Weather station and software manufacturer

Ambient Weather is an Arizona based weather station and software manufacturer that specializes in customized products for the home and office, industry, schools, resorts, government and the media.

The company appeared on Inc. Magazine's Top 500/5000 list Honor Roll of fastest growing private companies for five consecutive years (2004–2008), and they were named one of the 500 largest Internet Retailers ranked by annual sales in the United States according to Internet Retailer magazine in 2007.

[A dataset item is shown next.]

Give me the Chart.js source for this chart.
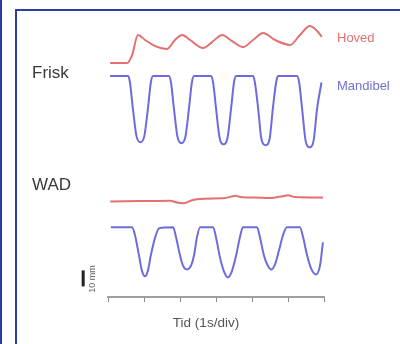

Their flagship product Virtual Weather Station is a software package for connecting personal computers to weather stations and the Internet, which displays, plots and stores data for monitoring and analysis. They launched a weather station cloud service in 2017. AmbientWeather.net provides live data monitoring, forecasts and weather maps, graphs and historical data, email and text alerts, and API, IFTTT, Amazon Alexa and Google Home integration.

In 2019, Ambient Weather was acquired by Nielsen-Kellerman, a manufacturer of weather stations, ballistics and weather instruments, and sports performance products.